Guy Domville is ‘about the conflict between material life and the life of pure contemplation, the vicissitudes of human love and a life dedicated to higher happiness’ - a fair description of the novel. Guy Domville the character decides to ‘renounce the world and devote himself to a life of contemplation and prayer in a monastery’ - an interesting point of comparison to James in the novel.
James keeps his sexuality very close to him, never acknowledging its character explicitly, and perhaps it is this which draws him as a writer to hiddenness, depths and concealment. This is not explicitly put forward in the novel - Tóibín adopts a non-judgemental tone purely descriptive in nature, leaving readers to draw connections themselves, which works effectively. In the narrative we see James observing points of hiddenness and concealment directly in life before him, as he matures as a novelist and his life and his art become more closely linked in himself.
James has an intense need for solitude, but also intimacy, and these appear almost simultaneously a number of times, acknowledging his complex nature. He has an inherent and deep detachment from the world. Tóibín hints that this may stem from his childhood, being taken around the world by his father and being an outsider to society and conventions, resulting in a position of detached observation. At other points his detachment appears to be a flight from painful emotions. He finds a happiness and contentment in solitude that is conveyed in the novel in a way that is beguilingly beautiful and moving.
Along with this detachment, James is severely inactive, impassive in temperament. This is in great contrast to his father and his brother. His father is a driven and restless spirit on a quest for truth in its ultimate form. His brother William, we learn, was physically active and vigorous as a child, and carried this ebullient spirit over into the life of the mind, becoming a man of robust opinions, greatly engaged with the world. The dynamic between Henry and William is well portrayed, capturing elements of sibling rivalry common to all brothers.
Throughout the novel, James is haunted by the past and the dead obsessively. The shifts back into the past are often taken through his memories of the dead who were once close to him. He appears not to take the normal grieving procedures that others do - he misses his father’s funeral accidentally, and later in the novel, misses that of his great friend Constance Fenimore Woolson deliberately, unable to face the horror. So instead of discharging his grief in this way, he lives with it, it working in him constantly - those he has lost fuel his writing, finding expression in it, and it appears as his way of reconciling himself with the dead and honouring them.
Tóibín’s writing sometimes imitates James’ own circumlocutory sentences, and sometimes at points of great emotion it takes on a terseness, a sparseness, that does well at pointing to the depths of emotion in James’ life.
There is a wonderful passage of dialogue towards the end of the novel - James is speaking with Henrik Andersen, a young sculptor full of wild dreams who comes to visit him, who, seeing his collection of his own works asks him
‘Did you always know that you would write all these books?’

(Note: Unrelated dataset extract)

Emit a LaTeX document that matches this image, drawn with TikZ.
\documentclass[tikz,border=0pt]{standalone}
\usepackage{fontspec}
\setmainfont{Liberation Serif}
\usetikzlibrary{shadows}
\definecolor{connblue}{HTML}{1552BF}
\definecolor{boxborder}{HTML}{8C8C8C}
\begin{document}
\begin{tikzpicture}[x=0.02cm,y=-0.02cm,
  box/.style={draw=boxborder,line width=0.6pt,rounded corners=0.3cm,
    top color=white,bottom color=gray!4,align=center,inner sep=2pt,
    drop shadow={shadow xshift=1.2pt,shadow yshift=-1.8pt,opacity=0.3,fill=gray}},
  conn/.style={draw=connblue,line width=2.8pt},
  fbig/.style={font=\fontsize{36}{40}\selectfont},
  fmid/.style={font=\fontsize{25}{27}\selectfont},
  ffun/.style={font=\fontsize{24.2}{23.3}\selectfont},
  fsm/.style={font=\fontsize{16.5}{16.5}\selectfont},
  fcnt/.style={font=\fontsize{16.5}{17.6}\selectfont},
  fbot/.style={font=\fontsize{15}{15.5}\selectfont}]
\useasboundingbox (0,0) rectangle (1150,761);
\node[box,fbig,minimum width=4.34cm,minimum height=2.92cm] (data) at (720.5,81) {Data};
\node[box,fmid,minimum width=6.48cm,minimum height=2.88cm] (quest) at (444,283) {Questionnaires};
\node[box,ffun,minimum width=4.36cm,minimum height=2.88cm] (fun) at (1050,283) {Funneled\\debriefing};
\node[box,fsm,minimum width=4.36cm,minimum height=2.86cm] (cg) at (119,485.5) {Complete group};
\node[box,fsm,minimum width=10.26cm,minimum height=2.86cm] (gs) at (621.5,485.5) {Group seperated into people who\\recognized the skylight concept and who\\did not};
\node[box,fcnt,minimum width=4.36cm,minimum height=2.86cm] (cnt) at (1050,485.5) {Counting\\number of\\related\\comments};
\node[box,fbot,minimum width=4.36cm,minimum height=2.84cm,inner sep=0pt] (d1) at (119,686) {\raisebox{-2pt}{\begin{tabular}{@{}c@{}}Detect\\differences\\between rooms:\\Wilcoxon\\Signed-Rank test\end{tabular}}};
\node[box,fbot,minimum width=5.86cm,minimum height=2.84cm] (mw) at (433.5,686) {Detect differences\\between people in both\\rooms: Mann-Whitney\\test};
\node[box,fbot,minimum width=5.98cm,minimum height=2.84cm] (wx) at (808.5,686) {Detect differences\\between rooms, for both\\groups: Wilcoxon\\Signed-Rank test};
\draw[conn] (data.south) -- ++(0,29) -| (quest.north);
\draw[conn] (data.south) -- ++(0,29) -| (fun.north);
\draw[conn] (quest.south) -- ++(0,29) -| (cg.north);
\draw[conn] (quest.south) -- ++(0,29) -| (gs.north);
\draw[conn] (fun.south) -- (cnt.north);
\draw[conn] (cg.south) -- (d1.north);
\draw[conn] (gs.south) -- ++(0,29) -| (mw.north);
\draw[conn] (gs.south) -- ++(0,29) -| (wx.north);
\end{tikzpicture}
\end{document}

‘I know the next sentence,’ Henry said, ‘and often the next story and I take notes for novels.’
‘But did you not once plan it all? Did you not say this is what I will do with my life?’
By the time he asked the second question, Henry had turned away from him and was facing towards the window with no idea why his eyes had filled with tears.
It’s as if Henry never made this active choice, his career as a novelist was determined by his past, he was driven into it, giving his identity as a writer a desperation - it’s all he knows, all he can do. None of this is explicit in the text at this point, but Tóibín hints beneath the surface, imitating James himself.
To end with another quotation, taken from near the end of the book, which it seems to me is about the beauty of writing itself more than anything else -
‘The moral is the most pragmatic we can imagine, that life is a mystery and that only sentences are beautiful’.